* [Material]:
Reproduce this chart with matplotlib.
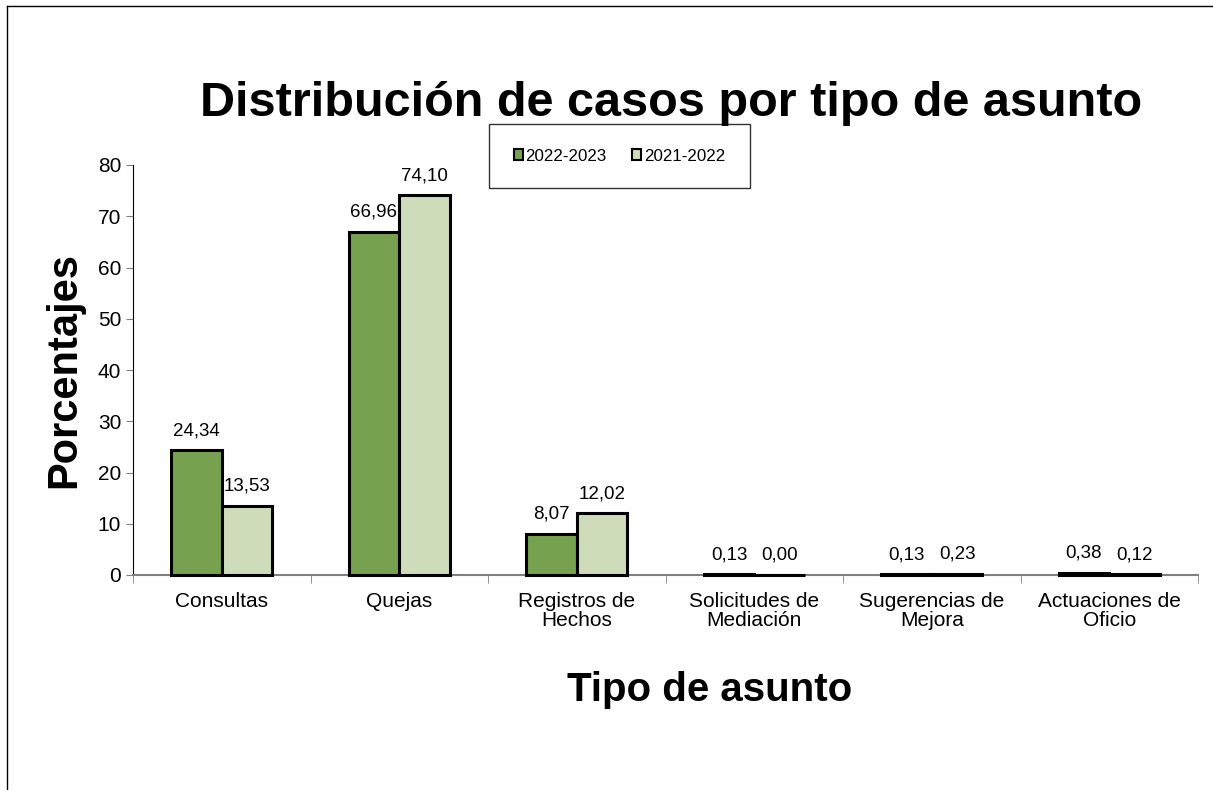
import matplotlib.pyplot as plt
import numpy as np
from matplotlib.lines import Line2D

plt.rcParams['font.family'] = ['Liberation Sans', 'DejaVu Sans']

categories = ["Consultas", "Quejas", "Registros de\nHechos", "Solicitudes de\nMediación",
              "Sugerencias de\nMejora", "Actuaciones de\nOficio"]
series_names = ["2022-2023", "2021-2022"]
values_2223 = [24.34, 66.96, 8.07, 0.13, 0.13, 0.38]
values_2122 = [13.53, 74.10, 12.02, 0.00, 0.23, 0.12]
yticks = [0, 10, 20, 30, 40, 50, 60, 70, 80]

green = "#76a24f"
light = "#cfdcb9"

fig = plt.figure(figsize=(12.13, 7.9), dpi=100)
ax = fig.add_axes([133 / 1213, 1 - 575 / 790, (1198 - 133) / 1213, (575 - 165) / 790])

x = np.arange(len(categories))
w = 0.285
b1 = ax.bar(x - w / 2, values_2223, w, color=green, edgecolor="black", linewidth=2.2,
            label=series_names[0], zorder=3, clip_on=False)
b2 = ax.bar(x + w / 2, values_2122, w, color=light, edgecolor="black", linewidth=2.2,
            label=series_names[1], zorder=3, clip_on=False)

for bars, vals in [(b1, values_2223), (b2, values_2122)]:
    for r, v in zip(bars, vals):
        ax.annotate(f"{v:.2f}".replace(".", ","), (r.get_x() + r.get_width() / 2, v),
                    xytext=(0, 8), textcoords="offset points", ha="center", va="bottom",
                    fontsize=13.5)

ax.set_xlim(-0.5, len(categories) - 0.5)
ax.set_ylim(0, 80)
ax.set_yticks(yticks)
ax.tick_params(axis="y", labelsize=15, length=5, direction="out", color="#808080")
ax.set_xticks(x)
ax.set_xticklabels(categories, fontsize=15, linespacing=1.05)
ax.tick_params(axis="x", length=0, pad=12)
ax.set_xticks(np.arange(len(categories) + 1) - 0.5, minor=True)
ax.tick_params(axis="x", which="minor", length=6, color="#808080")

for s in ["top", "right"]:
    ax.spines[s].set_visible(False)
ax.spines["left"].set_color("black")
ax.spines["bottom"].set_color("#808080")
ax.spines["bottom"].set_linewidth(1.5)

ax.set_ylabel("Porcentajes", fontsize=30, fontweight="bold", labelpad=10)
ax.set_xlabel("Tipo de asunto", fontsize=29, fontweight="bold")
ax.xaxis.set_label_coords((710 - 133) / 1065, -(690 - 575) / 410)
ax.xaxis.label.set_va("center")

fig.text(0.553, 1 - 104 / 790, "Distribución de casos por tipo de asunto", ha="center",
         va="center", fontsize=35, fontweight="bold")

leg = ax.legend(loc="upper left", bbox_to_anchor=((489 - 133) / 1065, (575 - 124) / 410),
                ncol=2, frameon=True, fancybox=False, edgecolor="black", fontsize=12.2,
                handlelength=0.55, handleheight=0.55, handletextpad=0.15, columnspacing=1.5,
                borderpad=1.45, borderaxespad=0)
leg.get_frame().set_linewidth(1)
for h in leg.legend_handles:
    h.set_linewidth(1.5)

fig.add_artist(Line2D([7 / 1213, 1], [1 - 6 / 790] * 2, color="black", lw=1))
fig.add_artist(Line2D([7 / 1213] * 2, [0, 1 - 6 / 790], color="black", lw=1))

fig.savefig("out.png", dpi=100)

* [Work to be completed]: Pick out every line holding the string "matplotlib" and return it.

* [Exercise answer]:
Reproduce this chart with matplotlib.
import matplotlib.pyplot as plt
from matplotlib.lines import Line2D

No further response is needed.